Swinging from filesystem to filesystem

Paul.Dekkers -at-sign-here- surfnet.nl

In an attempt to find the perfect filesystem for our mail-data (I had the impression that it could run a bit faster then the current one) I found some surprising results.

I started with the impression that reiserFS would be more efficient then EXT3 or the UFS2 filesystem our data was currently stored on. At least for storing the many and small mail-files in the format Cyrus uses (a bit like Maildir).
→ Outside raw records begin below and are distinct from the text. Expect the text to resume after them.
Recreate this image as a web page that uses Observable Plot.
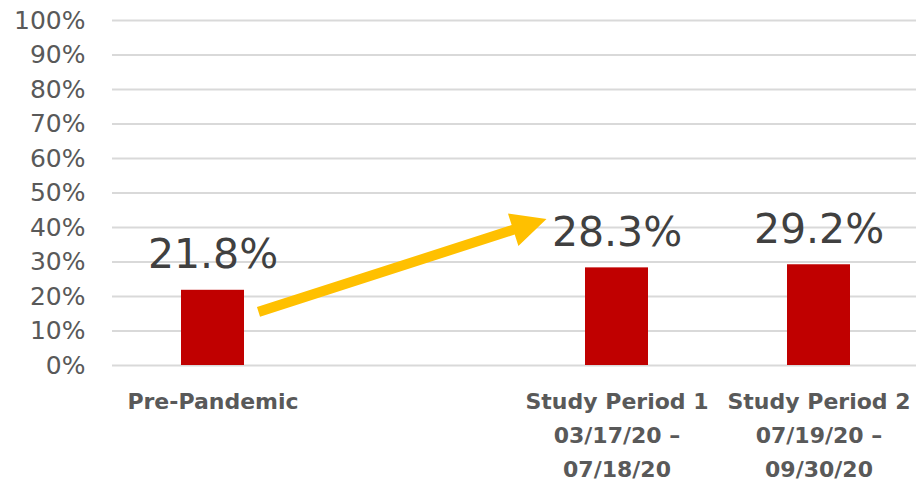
<!DOCTYPE html>
<html><head><meta charset="utf-8">
<script src="https://cdn.jsdelivr.net/npm/d3@7"></script>
<script src="https://cdn.jsdelivr.net/npm/@observablehq/plot@0.6"></script>
<style>body{margin:0;background:#fff;}</style>
</head><body><div id="chart"></div>
<script>
// Data
const categories = ["Pre-Pandemic", "", "Study Period 1", "Study Period 2"];
const values = [0.218, null, 0.283, 0.292];
const valueLabels = ["21.8%", "", "28.3%", "29.2%"];
const categoryLabels = ["Pre-Pandemic", "", "Study Period 1\n03/17/20 \u2013\n07/18/20", "Study Period 2\n07/19/20 \u2013\n09/30/20"];
const yTicks = [0, 0.1, 0.2, 0.3, 0.4, 0.5, 0.6, 0.7, 0.8, 0.9, 1.0];
// Arrow annotation (from near Pre-Pandemic bar to Study Period 1 label)
const arrowFrom = {category: "Pre-Pandemic", value: 0.154};
const arrowTo = {category: "Study Period 1", value: 0.423};

const data = categories.map((c, i) => ({category: c, value: values[i], label: valueLabels[i], catLabel: categoryLabels[i]}));
const bars = data.filter(d => d.value != null);

const plot = Plot.plot({
  width: 916,
  height: 485,
  marginTop: 20,
  marginBottom: 120,
  marginLeft: 112,
  marginRight: 0,
  style: {fontFamily: "DejaVu Sans", fontSize: "25px", color: "#595959", background: "#fff"},
  x: {domain: categories, range: [112, 920], paddingInner: 0.688, paddingOuter: 0.344, axis: null},
  y: {domain: [0, 1], ticks: yTicks, tickFormat: d3.format(".0%"), tickSize: 0, tickPadding: 27, label: null},
  marks: [
    Plot.ruleY(yTicks, {stroke: "#D9D9D9", strokeWidth: 2}),
    Plot.barY(bars, {x: "category", y: "value", fill: "#C00000"}),
    Plot.text(bars, {x: "category", y: "value", text: "label", dy: -22, lineAnchor: "bottom", fontSize: 41, fill: "#404040"}),
    Plot.text(data, {x: "category", frameAnchor: "bottom", text: "catLabel", dy: 19, lineAnchor: "top", fontSize: 22, fontWeight: "bold", lineHeight: 1.55, fill: "#595959"})
  ]
});

// Arrow drawn through the plot's scales
const xs = plot.scale("x"), ys = plot.scale("y");
const cx = c => xs.apply(c) + xs.bandwidth / 2;
const T = [cx(arrowFrom.category) + 46, ys.apply(arrowFrom.value)];
const P = [cx(arrowTo.category) - 70, ys.apply(arrowTo.value)];
const L = Math.hypot(P[0] - T[0], P[1] - T[1]);
const u = [(P[0] - T[0]) / L, (P[1] - T[1]) / L];
const n = [-u[1], u[0]];
const headLen = 35, headHalf = 17, shaftHalf = 5;
const B = [P[0] - headLen * u[0], P[1] - headLen * u[1]];
const pts = [
  [T[0] + shaftHalf * n[0], T[1] + shaftHalf * n[1]],
  [B[0] + shaftHalf * n[0], B[1] + shaftHalf * n[1]],
  [B[0] + headHalf * n[0], B[1] + headHalf * n[1]],
  P,
  [B[0] - headHalf * n[0], B[1] - headHalf * n[1]],
  [B[0] - shaftHalf * n[0], B[1] - shaftHalf * n[1]],
  [T[0] - shaftHalf * n[0], T[1] - shaftHalf * n[1]]
];
d3.select(plot).append("path")
  .attr("d", "M" + pts.map(p => p.join(",")).join("L") + "Z")
  .attr("fill", "#FFC000");

document.getElementById("chart").appendChild(plot);
</script>
</body></html>
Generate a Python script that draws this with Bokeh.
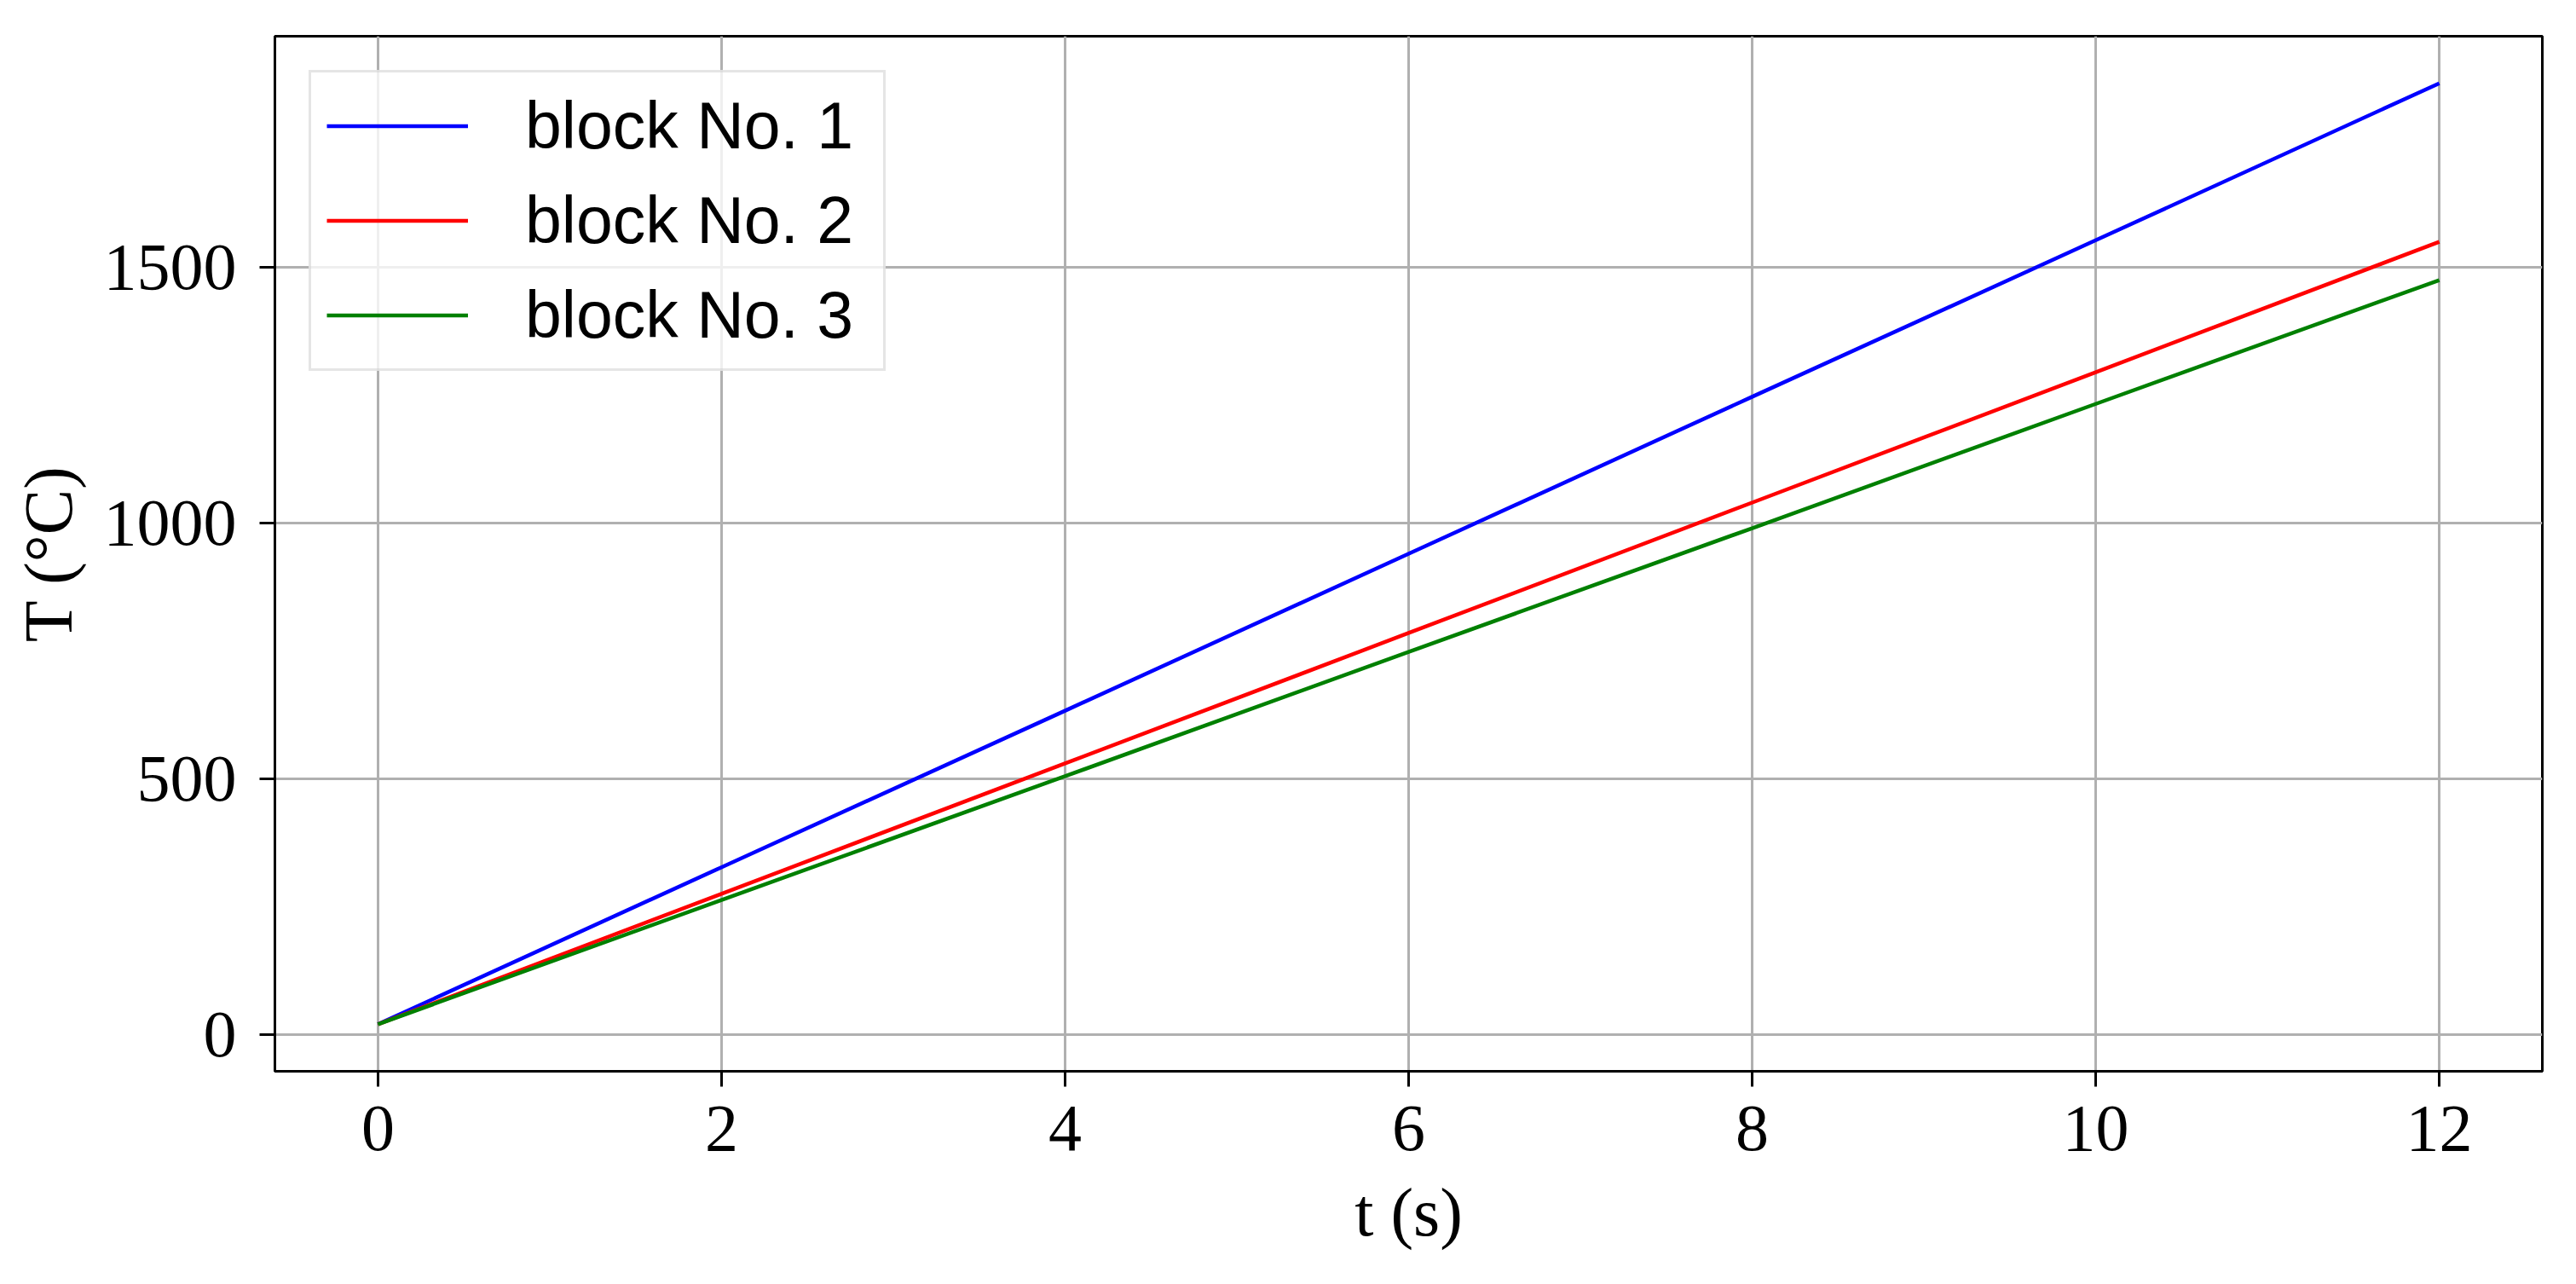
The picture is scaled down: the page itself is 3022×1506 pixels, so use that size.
from bokeh.plotting import figure
from bokeh.models import Range1d, FixedTicker
from bokeh.embed import file_html
from bokeh.resources import INLINE

# ---- data ----
t_s = [0, 2, 4, 6, 8, 10, 12]
block1 = [20, 327, 633, 940, 1247, 1553, 1860]
block2 = [20, 275, 530, 785, 1040, 1295, 1550]
block3 = [20, 263, 505, 748, 990, 1233, 1475]
series_labels = ["block No. 1", "block No. 2", "block No. 3"]
series_colors = ["#0000ff", "#ff0000", "#008000"]
x_ticks = [0, 2, 4, 6, 8, 10, 12]
y_ticks = [0, 500, 1000, 1500]

# matplotlib-style 5 % margins
xmin, xmax = min(t_s), max(t_s)
ymin = min(block1 + block2 + block3)
ymax = max(block1 + block2 + block3)
xpad = 0.05 * (xmax - xmin)
ypad = 0.05 * (ymax - ymin)

W, H = 3006, 1490
p = figure(width=W, height=H, output_backend="svg", toolbar_location=None,
           x_range=Range1d(xmin - xpad, xmax + xpad),
           y_range=Range1d(ymin - ypad, ymax + ypad))
p.min_border_left = 322
p.min_border_right = 24
p.min_border_top = 42
p.min_border_bottom = 234
p.background_fill_color = "white"
p.border_fill_color = "white"

p.outline_line_color = "black"
p.outline_line_width = 3
p.outline_line_alpha = 1.0

for s, lab, col in zip([block1, block2, block3], series_labels, series_colors):
    p.line(t_s, s, line_color=col, line_width=4.5, legend_label=lab)

serif = "Liberation Serif"
p.xaxis.ticker = FixedTicker(ticks=x_ticks)
p.yaxis.ticker = FixedTicker(ticks=y_ticks)
for ax in (p.xaxis, p.yaxis):
    ax.axis_line_color = "black"
    ax.axis_line_width = 3
    ax.major_tick_line_color = "black"
    ax.major_tick_line_width = 3
    ax.major_tick_out = 18
    ax.major_tick_in = 0
    ax.minor_tick_line_color = None
    ax.major_label_text_font = serif
    ax.major_label_text_font_size = "78px"
    ax.major_label_text_color = "black"
    ax.axis_label_text_font = serif
    ax.axis_label_text_font_size = "80px"
    ax.axis_label_text_font_style = "normal"
    ax.axis_label_text_color = "black"

p.xaxis.axis_label = "t (s)"
p.yaxis.axis_label = "T (°C)"
p.xaxis.major_label_standoff = 23
p.xaxis.axis_label_standoff = 26
p.yaxis.major_label_standoff = 27
p.yaxis.axis_label_standoff = 18

p.grid.grid_line_color = "#b0b0b0"
p.grid.grid_line_width = 3

lg = p.legend[0]
lg.location = "top_left"
lg.margin = 40
lg.padding = 18
lg.spacing = 22
lg.glyph_width = 166
lg.glyph_height = 85
lg.label_height = 85
lg.label_width = 402
lg.label_standoff = 67
lg.label_text_font = "Liberation Sans"
lg.label_text_font_size = "77px"
lg.label_text_color = "black"
lg.border_line_color = "#cccccc"
lg.border_line_width = 3
lg.background_fill_color = "white"
lg.background_fill_alpha = 0.8

open("out.html", "w").write(file_html(p, INLINE))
There was a large thread once on the Cyrus mailinglist, and reiserFS seemed to be most popular.

But I knew ext3 changed in the meantime: there was directory indexing now (like with UFS2 under FreeBSD 5?), and maybe if I tweaked things (like with noatime) I could still keep a secure filesystem but gain equal performance as with reiserFS.

At least this set the (limited number of) types of filesystems I wanted to test.

I had an extra reason for comparing the filesystems, since the Linux flavour we tend to prefer at the moment is RedHat. (That's probably because we had some problems with Debian before in combination with Dell hardware (the Perc3 controller to be more precise), and because we can do a little more with hardware monitoring with RedHat (Dell again).) But RedHat has no reiserFS by default: so then I would at least have to create a custom kernel and build the reiserfs-utils by my self...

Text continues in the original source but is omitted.